Residing in the Bay Area (Part 2 “Affordable” Housing)
While yesterday’s Part 1 post on quality of life was an introspective examination about living in the high-priced Bay Area, today’s post will deal with the practical side of economically residing here. I’d like to note that I’m not going to mention home buying for two reasons, first one being that Brad and I are not even in a position to own a home here, thus my knowledge is limited. Secondly, in contrast to a nationwide trend, renting is less expensive than buying in the Bay Area. Many factors go into determining the Rent vs. Buy Index, but the financial strain is determined my a price-to-rent ratio. For more info on that, visit Trulia.
If you read my ramblings from yesterday, then you know that Brad and I initially plopped ourselves smack dab in the heart of San Francisco, along with our three cats, in a tiny 400 sq. ft. apartment at the “affordable” city living cost of $1550/month. I also made the point to tell you that it was actually comparable to our cost of living when we owned a home in North Carolina. We sacrificed living space, a yard, a car, and the majority of our furniture and possessions. At the same time, giving up these extras actually saved us money, which was then applied to our higher cost of living expenses in the Bay Area. Of course, this is the lifestyle we wanted—without a doubt, not everyone’s cup of tea. But if you are considering living in an expensive city like San Francisco, make sure to be realistic. What “things” are you willing to give up to live there? If you really want it, you might be surprised at how much money is saved in these sacrifices.
However, after two years of living in our crammed city apartment, we realized that San Francisco was only a small part of the Bay Area which spans across nine counties. Exploring beyond the confines of the city, we found pockets of cultural goodness sprinkled across the region, and more importantly, spacious apartments and affordable rent. Not only that, more than a few Bay area neighborhoods and towns include the metropolitan characteristics we loved about San Francisco like culture, beautiful surroundings, diverse people, walkability, public transit on top of easy access to the city.

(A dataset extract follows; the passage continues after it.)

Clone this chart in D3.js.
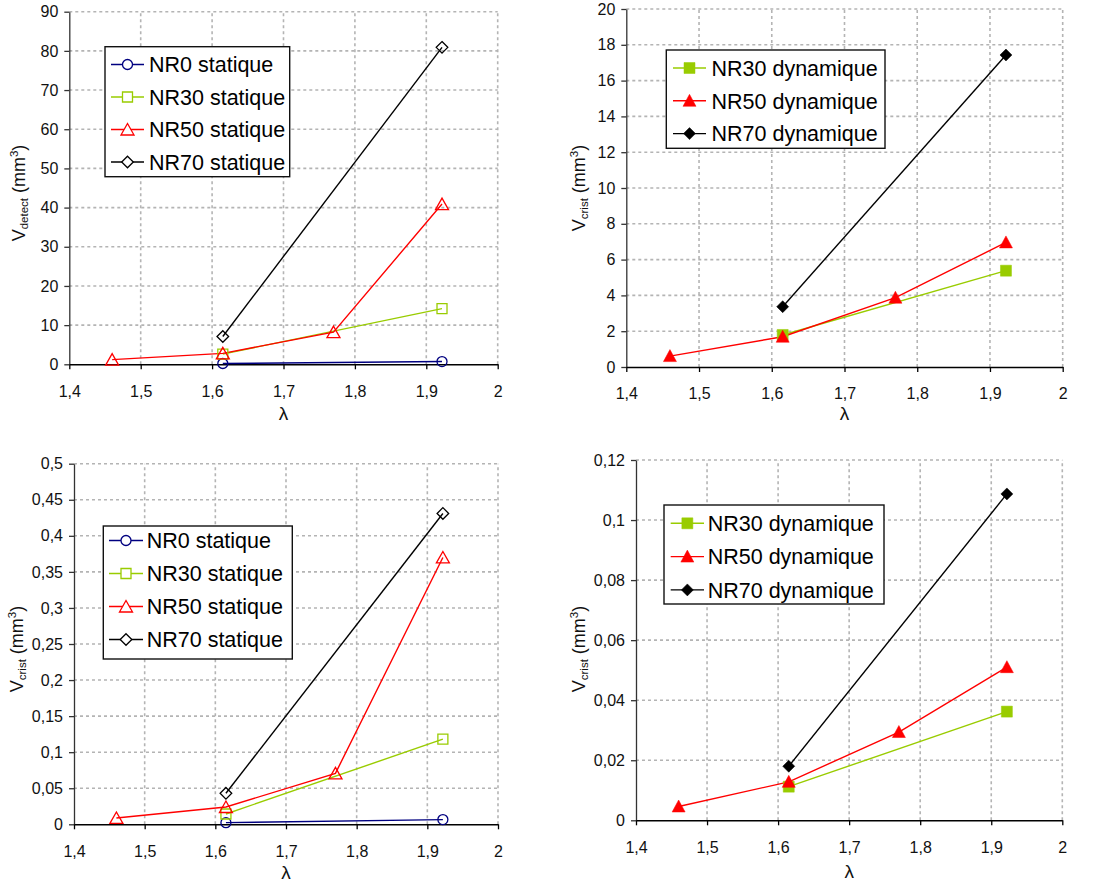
<!DOCTYPE html>
<html>
<head>
<meta charset="utf-8">
<script src="https://cdn.jsdelivr.net/npm/d3@7/dist/d3.min.js"></script>
<style>
  body { margin: 0; background: #fff; }
  svg { display: block; font-family: "Liberation Sans", Arial, sans-serif; }
</style>
</head>
<body>
<svg id="chart" width="1106" height="883"></svg>
<script>
// ---------------- DATA ----------------
const xTicks = [1.4, 1.5, 1.6, 1.7, 1.8, 1.9, 2];
const xTwo = [1.615, 1.922];
const xFour = [1.46, 1.615, 1.77, 1.922];

// Panel A : V_detect static (mm3)
const detectTicks = [0, 10, 20, 30, 40, 50, 60, 70, 80, 90];
const detectNR0 = [0.2, 0.7];
const detectNR30 = [2.6, 14.2];
const detectNR50 = [1.2, 2.8, 8.2, 40.9];
const detectNR70 = [7.1, 80.9];

// Panel B : V_crist dynamic (mm3)
const dynTicks = [0, 2, 4, 6, 8, 10, 12, 14, 16, 18, 20];
const dynNR30 = [1.79, 5.38];
const dynNR50 = [0.61, 1.69, 3.87, 6.96];
const dynNR70 = [3.37, 17.43];

// Panel C : V_crist static (mm3)
const cristTicks = [0, 0.05, 0.1, 0.15, 0.2, 0.25, 0.3, 0.35, 0.4, 0.45, 0.5];
const cristNR0 = [0.0023, 0.0065];
const cristNR30 = [0.0143, 0.118];
const cristNR50 = [0.0088, 0.024, 0.0707, 0.370];
const cristNR70 = [0.043, 0.431];

// Panel D : V_crist dynamic small (mm3)
const dyn2Ticks = [0, 0.02, 0.04, 0.06, 0.08, 0.1, 0.12];
const dyn2NR30 = [0.0112, 0.0362];
const dyn2NR50 = [0.0046, 0.0128, 0.0294, 0.051];
const dyn2NR70 = [0.018, 0.1087];

const labelsStatic = ["NR0 statique", "NR30 statique", "NR50 statique", "NR70 statique"];
const labelsDyn = ["NR30 dynamique", "NR50 dynamique", "NR70 dynamique"];

// ---------------- STYLE ----------------
const COL = { nr0: "#000080", nr30: "#99cc00", nr50: "#ff0000", nr70: "#000000" };
const fmt = d => String(+d.toFixed(4)).replace(".", ",");

const svg = d3.select("#chart");

function markerPath(type) {
  if (type === "circle") return d3.symbol().type(d3.symbolCircle).size(Math.PI * 5 * 5)();
  if (type === "square") return "M-5,-5H5V5H-5Z";
  if (type === "squareF") return "M-5.5,-5.5H5.5V5.5H-5.5Z";
  if (type === "triangle") return "M-6.5,5.5L6.5,5.5L0,-6Z";
  if (type === "triangleF") return "M-6.5,5.5L6.5,5.5L0,-6.5Z";
  if (type === "diamond") return "M0,-5.8L5.8,0L0,5.8L-5.8,0Z";
  if (type === "diamondF") return "M0,-6L6,0L0,6L-6,0Z";
}

function drawPanel(p) {
  const g = svg.append("g");
  const x = d3.scaleLinear().domain([1.4, 2]).range([p.x0, p.x1]);
  const y = d3.scaleLinear().domain([0, p.yTicks[p.yTicks.length - 1]]).range([p.y0, p.y1]);

  // grid
  g.selectAll(".vg").data(xTicks.slice(1)).join("line")
    .attr("x1", d => x(d)).attr("x2", d => x(d))
    .attr("y1", y.range()[0]).attr("y2", y.range()[1])
    .attr("stroke", "#b4b4b4").attr("stroke-width", 1.6).attr("stroke-dasharray", "3,3");
  g.selectAll(".hg").data(p.yTicks.slice(1)).join("line")
    .attr("x1", x.range()[0]).attr("x2", x.range()[1])
    .attr("y1", d => y(d)).attr("y2", d => y(d))
    .attr("stroke", "#b4b4b4").attr("stroke-width", 1.6).attr("stroke-dasharray", "3,3");

  // axes
  const ya = g.append("g").attr("transform", `translate(${p.x0},0)`)
    .call(d3.axisLeft(y).tickValues(p.yTicks).tickFormat(fmt).tickSize(5).tickPadding(6).tickSizeOuter(0));
  ya.select(".domain").attr("stroke", "#333").attr("stroke-width", 1.3);
  ya.selectAll(".tick line").attr("stroke", "#333").attr("stroke-width", 1.3);
  ya.selectAll("text").attr("font-size", 16).attr("fill", "#111").attr("font-family", "Liberation Sans, Arial, sans-serif");

  const xa = g.append("g").attr("transform", `translate(0,${p.y0})`)
    .call(d3.axisBottom(x).tickValues(xTicks).tickFormat(fmt).tickSize(5).tickPadding(16).tickSizeOuter(0));
  xa.select(".domain").attr("stroke", "#000").attr("stroke-width", 1.6);
  xa.selectAll(".tick line").attr("stroke", "#000").attr("stroke-width", 1.3);
  xa.selectAll("text").attr("font-size", 16).attr("fill", "#111").attr("font-family", "Liberation Sans, Arial, sans-serif");

  // axis titles
  g.append("text").attr("x", (p.x0 + p.x1) / 2).attr("y", p.lambdaY)
    .attr("text-anchor", "middle").attr("font-size", 19).attr("fill", "#111").text("λ");

  const yt = g.append("text")
    .attr("transform", `translate(${p.yLabX},${p.yLabY}) rotate(-90)`)
    .attr("text-anchor", "middle").attr("fill", "#111").attr("font-size", 18);
  yt.append("tspan").text("V");
  yt.append("tspan").attr("font-size", 11.5).attr("dy", 3).text(p.sub);
  yt.append("tspan").attr("dy", -3).text(" (mm");
  yt.append("tspan").attr("font-size", 11.5).attr("dy", -7).text("3");
  yt.append("tspan").attr("dy", 7).text(")");

  // series
  const line = d3.line().x(d => x(d[0])).y(d => y(d[1]));
  p.series.forEach(s => {
    const pts = s.xs.map((xv, i) => [xv, s.ys[i]]);
    g.append("path").datum(pts).attr("d", line)
      .attr("fill", "none").attr("stroke", s.color).attr("stroke-width", 1.4);
  });
  p.series.forEach(s => {
    const pts = s.xs.map((xv, i) => [xv, s.ys[i]]);
    g.selectAll(null).data(pts).join("path")
      .attr("d", markerPath(s.marker))
      .attr("transform", d => `translate(${x(d[0])},${y(d[1])})`)
      .attr("fill", s.filled ? s.color : "none")
      .attr("stroke", s.color).attr("stroke-width", s.filled ? 0.5 : 1.3);
  });

  // legend
  const L = p.legend;
  const lg = g.append("g");
  lg.append("rect").attr("x", L.x).attr("y", L.y).attr("width", L.w).attr("height", L.h)
    .attr("fill", "#fff").attr("stroke", "#111").attr("stroke-width", 1.4);
  p.series.forEach((s, i) => {
    const cy = L.row0 + i * L.step;
    lg.append("line").attr("x1", L.lx0).attr("x2", L.lx1).attr("y1", cy).attr("y2", cy)
      .attr("stroke", s.color).attr("stroke-width", 1.4);
    lg.append("path").attr("d", markerPath(s.marker))
      .attr("transform", `translate(${(L.lx0 + L.lx1) / 2},${cy})`)
      .attr("fill", s.filled ? s.color : "#fff")
      .attr("stroke", s.color).attr("stroke-width", s.filled ? 0.5 : 1.3);
    lg.append("text").attr("x", L.tx).attr("y", cy).attr("dy", "0.36em")
      .attr("font-size", L.fs).attr("fill", "#000").text(s.label);
  });
}

const staticSeries = (a, b, c, d) => [
  { label: labelsStatic[0], xs: xTwo, ys: a, color: COL.nr0, marker: "circle" },
  { label: labelsStatic[1], xs: xTwo, ys: b, color: COL.nr30, marker: "square" },
  { label: labelsStatic[2], xs: xFour, ys: c, color: COL.nr50, marker: "triangle" },
  { label: labelsStatic[3], xs: xTwo, ys: d, color: COL.nr70, marker: "diamond" }
];
const dynSeries = (b, c, d) => [
  { label: labelsDyn[0], xs: xTwo, ys: b, color: COL.nr30, marker: "squareF", filled: true },
  { label: labelsDyn[1], xs: xFour, ys: c, color: COL.nr50, marker: "triangleF", filled: true },
  { label: labelsDyn[2], xs: xTwo, ys: d, color: COL.nr70, marker: "diamondF", filled: true }
];

drawPanel({
  x0: 69.3, x1: 497.7, y0: 364.3, y1: 11.7, yTicks: detectTicks, sub: "detect",
  yLabX: 25, yLabY: 193, lambdaY: 420,
  series: staticSeries(detectNR0, detectNR30, detectNR50, detectNR70),
  legend: { x: 105, y: 46.7, w: 184.7, h: 130, row0: 64.5, step: 32.5, lx0: 111, lx1: 144, tx: 149, fs: 21.5 }
});
drawPanel({
  x0: 626.3, x1: 1062.7, y0: 367, y1: 9, yTicks: dynTicks, sub: "crist",
  yLabX: 585, yLabY: 188, lambdaY: 420,
  series: dynSeries(dynNR30, dynNR50, dynNR70),
  legend: { x: 666.3, y: 50, w: 218.7, h: 98.3, row0: 68, step: 32.8, lx0: 673, lx1: 706, tx: 711.5, fs: 21.5 }
});
drawPanel({
  x0: 74, x1: 498, y0: 824.3, y1: 463.7, yTicks: cristTicks, sub: "crist",
  yLabX: 23, yLabY: 649, lambdaY: 879,
  series: staticSeries(cristNR0, cristNR30, cristNR50, cristNR70),
  legend: { x: 103.3, y: 526, w: 189, h: 133, row0: 540.5, step: 33, lx0: 109, lx1: 143, tx: 146.7, fs: 21.5 }
});
drawPanel({
  x0: 636, x1: 1062.3, y0: 820.3, y1: 460, yTicks: dyn2Ticks, sub: "crist",
  yLabX: 585, yLabY: 649, lambdaY: 878,
  series: dynSeries(dyn2NR30, dyn2NR50, dyn2NR70),
  legend: { x: 664, y: 505, w: 220, h: 99, row0: 523.3, step: 33.3, lx0: 670.7, lx1: 704, tx: 707.7, fs: 21.5 }
});
</script>
</body>
</html>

But affordability became the deciding factor. Whereas, a 1 bedroom rental in the city hovered around $1600/month on the low end, we found 1 bedroom rentals not far beyond the city as low as $1000/month in great neighborhoods like Lake Merritt, Rockridge, Berkeley, San Rafael and Alameda to name a few.
Ultimately we settled on a spacious 1 bedroom for $1100/month in Alameda, a small island in the San Francisco Bay next to Oakland. With its tree-lined streets, Victorian houses, beaches, parks, and charming mom-and-pop shops/restaurants, we’ve been happily living here for over two and half years. Although it doesn’t replace the fun of living in San Francisco, it’s been a good compromise especially in the midst of our current money saving endeavors.
In the long run, finding affordable housing is dependent upon your current lifestyle and circumstances surrounding your career and income. But let’s not forget personal aspirations and self-fulfillment. I think most people “settle” and that’s it—leaving their quality of life in the dust.
Hopefully, through these posts, you’ve gained some insight into our frugal financial decisions when it comes to choosing where to live in this pricey region of the country. I’ll continue posting in the coming months in this new series Frugal by the Bay, addressing more thrifty lifestyle choices we make while living in the San Francisco Bay Area.